In 2017-18 he exhibited his work in a solo exhibition at the David Richard Gallery, LLC entitled Color: Theory and Affect.

 

Statement:

“French painters, he would continue, may have seen a rainbow. Nature may have given them some taste for nuance, some sense of color. But I have revealed to you the great and true principles of art. I say of art! of all the arts, gentlemen, and of all the sciences. The analysis of colors, the calculation of prismatic refractions, give you the only exact relations in nature, the rule of all relations. And everything in the universe is nothing but relations. Thus one knows everything when one knows how to paint; one knows everything when one knows how to match colors.”

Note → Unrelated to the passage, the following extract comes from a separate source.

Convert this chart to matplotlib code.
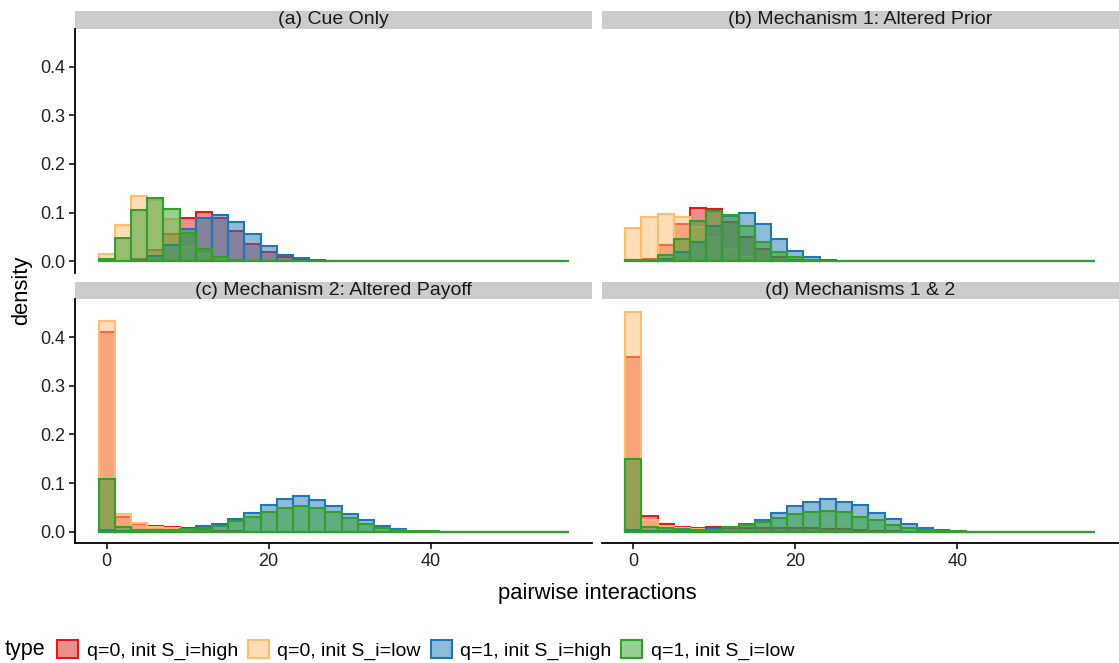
import matplotlib
matplotlib.use("Agg")
import matplotlib.pyplot as plt
from matplotlib.patches import Rectangle, Patch
import numpy as np

plt.rcParams['font.family'] = ['Liberation Sans', 'DejaVu Sans']

# bin centres (binwidth 2), values are densities
centers = np.arange(0, 57, 2)

# (a) Cue Only
a_q0_high = [0, 0.001, 0.005, 0.024, 0.057, 0.09, 0.102, 0.09, 0.063, 0.036, 0.019, 0.008, 0.003, 0.001]
a_q0_low = [0.015, 0.074, 0.135, 0.125, 0.086, 0.03, 0.015, 0.005, 0.001]
a_q1_high = [0, 0, 0.002, 0.012, 0.034, 0.067, 0.09, 0.096, 0.081, 0.057, 0.031, 0.014, 0.006, 0.002]
a_q1_low = [0.005, 0.047, 0.105, 0.131, 0.107, 0.059, 0.026, 0.009, 0.002]

# (b) Mechanism 1: Altered Prior
b_q0_high = [0.002, 0.005, 0.033, 0.077, 0.109, 0.107, 0.08, 0.05, 0.025, 0.01, 0.002]
b_q0_low = [0.069, 0.092, 0.097, 0.092, 0.07, 0.05, 0.025, 0.01, 0.002]
b_q1_high = [0, 0.001, 0.005, 0.02, 0.039, 0.073, 0.094, 0.099, 0.077, 0.046, 0.022, 0.01, 0.003, 0.001]
b_q1_low = [0.002, 0.003, 0.014, 0.046, 0.082, 0.104, 0.096, 0.072, 0.04, 0.019, 0.008, 0.002]

# (c) Mechanism 2: Altered Payoff
c_q0_high = [0.41, 0.03, 0.017, 0.013, 0.01, 0.008, 0.004, 0.002, 0.001]
c_q0_low = [0.433, 0.036, 0.018, 0.01, 0.007, 0.004, 0.002]
c_q1_high = [0.004, 0.001, 0.001, 0.002, 0.003, 0.006, 0.012, 0.017, 0.027, 0.038, 0.055, 0.068,
             0.073, 0.066, 0.054, 0.037, 0.024, 0.012, 0.006, 0.002, 0.001]
c_q1_low = [0.108, 0.01, 0.004, 0.003, 0.003, 0.005, 0.008, 0.012, 0.022, 0.031, 0.041, 0.05,
            0.054, 0.05, 0.04, 0.029, 0.017, 0.008, 0.004, 0.002, 0.001]

# (d) Mechanisms 1 & 2
d_q0_high = [0.359, 0.033, 0.017, 0.011, 0.009, 0.0097, 0.008, 0.008, 0.008, 0.008, 0.008, 0.008,
             0.006, 0.005, 0.004, 0.002, 0.001]
d_q0_low = [0.452, 0.025, 0.012, 0.007, 0.005, 0.003, 0.002, 0.001]
d_q1_high = [0.004, 0.001, 0.001, 0.002, 0.003, 0.006, 0.011, 0.017, 0.025, 0.038, 0.054, 0.061,
             0.067, 0.062, 0.055, 0.039, 0.027, 0.017, 0.008, 0.004, 0.001]
d_q1_low = [0.15, 0.01, 0.007, 0.005, 0.004, 0.004, 0.0097, 0.014, 0.021, 0.029, 0.037, 0.041,
            0.043, 0.04, 0.031, 0.024, 0.015, 0.008, 0.0035, 0.002, 0.001]

titles = ["(a) Cue Only", "(b) Mechanism 1: Altered Prior",
          "(c) Mechanism 2: Altered Payoff", "(d) Mechanisms 1 & 2"]
labels = ["q=0, init S_i=high", "q=0, init S_i=low", "q=1, init S_i=high", "q=1, init S_i=low"]
colors = ["#E31A1C", "#FDBF6F", "#1F78B4", "#33A02C"]

panels = [
    [a_q0_high, a_q0_low, a_q1_high, a_q1_low],
    [b_q0_high, b_q0_low, b_q1_high, b_q1_low],
    [c_q0_high, c_q0_low, c_q1_high, c_q1_low],
    [d_q0_high, d_q0_low, d_q1_high, d_q1_low],
]

W, H = 1119, 663
fig = plt.figure(figsize=(W / 100, H / 100), dpi=100)

xs = [75, 601.7]
ys = [28.5, 299]
pw, ph = 517, 244
strip_h = 17

def pad(v):
    return np.array(list(v) + [0] * (len(centers) - len(v)))

axes = []
for i in range(4):
    col, row = i % 2, i // 2
    ax = fig.add_axes([xs[col] / W, 1 - (ys[row] + ph) / H, pw / W, ph / H])
    for vals, c in zip(panels[i], colors):
        ax.bar(centers, pad(vals), width=2, color=matplotlib.colors.to_rgba(c, 0.5),
               edgecolor=c, linewidth=1.5)
    ax.set_xlim(-3.9, 59.9)
    ax.set_ylim(-0.0228, 0.478)
    for s in ["top", "right"]:
        ax.spines[s].set_visible(False)
    ax.spines["left"].set_linewidth(1.3)
    ax.spines["bottom"].set_linewidth(1.3)
    ax.set_yticks([0, 0.1, 0.2, 0.3, 0.4])
    ax.set_yticklabels(["0.0", "0.1", "0.2", "0.3", "0.4"])
    ax.set_xticks([0, 20, 40])
    ax.tick_params(length=4, width=1.1, labelsize=13, pad=3, colors="black", labelcolor="#222222")
    if col == 1:
        ax.spines["left"].set_visible(False)
        ax.tick_params(axis="y", left=False, labelleft=False)
    if row == 0:
        ax.spines["bottom"].set_visible(False)
        ax.tick_params(axis="x", bottom=False, labelbottom=False)
    # facet strip
    sh = strip_h / ph
    ax.add_patch(Rectangle((0, 1), 1, sh, transform=ax.transAxes, clip_on=False,
                           facecolor="#CCCCCC", edgecolor="none"))
    ax.text(0.5, 1 + sh / 2, titles[i], transform=ax.transAxes, ha="center", va="center",
            fontsize=14, color="#1a1a1a")
    axes.append(ax)

fig.text(22 / W, 1 - 290 / H, "density", rotation=90, ha="center", va="center", fontsize=15.8)
fig.text(597 / W, 1 - 594 / H, "pairwise interactions", ha="center", va="center", fontsize=15.8)

handles = [Patch(facecolor=matplotlib.colors.to_rgba(c, 0.5), edgecolor=c, linewidth=1.5)
           for c in colors]
fig.text(5 / W, 1 - 650 / H, "type", ha="left", va="center", fontsize=15.5)
fig.legend(handles, labels, ncol=4, loc="center left", bbox_to_anchor=(57 / W, 1 - 650 / H),
           frameon=False, fontsize=14, handlelength=1.08, handleheight=1.08,
           handletextpad=0.45, columnspacing=0.5, borderpad=0, borderaxespad=0)

fig.savefig("out.png", dpi=100)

– Jean-Jacques Rousseau, from The Essay on the Origin of Languages

Color is a form of energy derived from the electromagnetic spectrum that stimulates our perceptual processes and is instrumental in conveying emotions. In some instances, color is culturally encoded, projecting content through symbolism or associations. The origin for such references are found in the way that the energy (wavelengths), from a particular color, generates feeling; a physiological change produced by the wavelength (energy), of a particular color or colors. The energy which emanates from green is distinctly different from the wavelengths that define red. In some cultures, pure red is associated with danger. Feelings and attitudes created by the aggressive, radiate energy, which is unique to the red part of the spectrum. When pure red is altered, its emotional attributes change, as in the stability associated with red earth colors, or the whimsical fluctuation produced by pink. In this sense, color transmits feeling(s) through the perception of energy (wavelengths) from the electromagnetic spectrum. Freed from cultural restraints, red can be experienced by itself as a phenomenon, which possesses substantial content. When red is placed next to green, the contrast is heightened, as M. E. Chevreul has observed, and the experience resides in the energy generated by the convergence of these unique spectral wavelengths.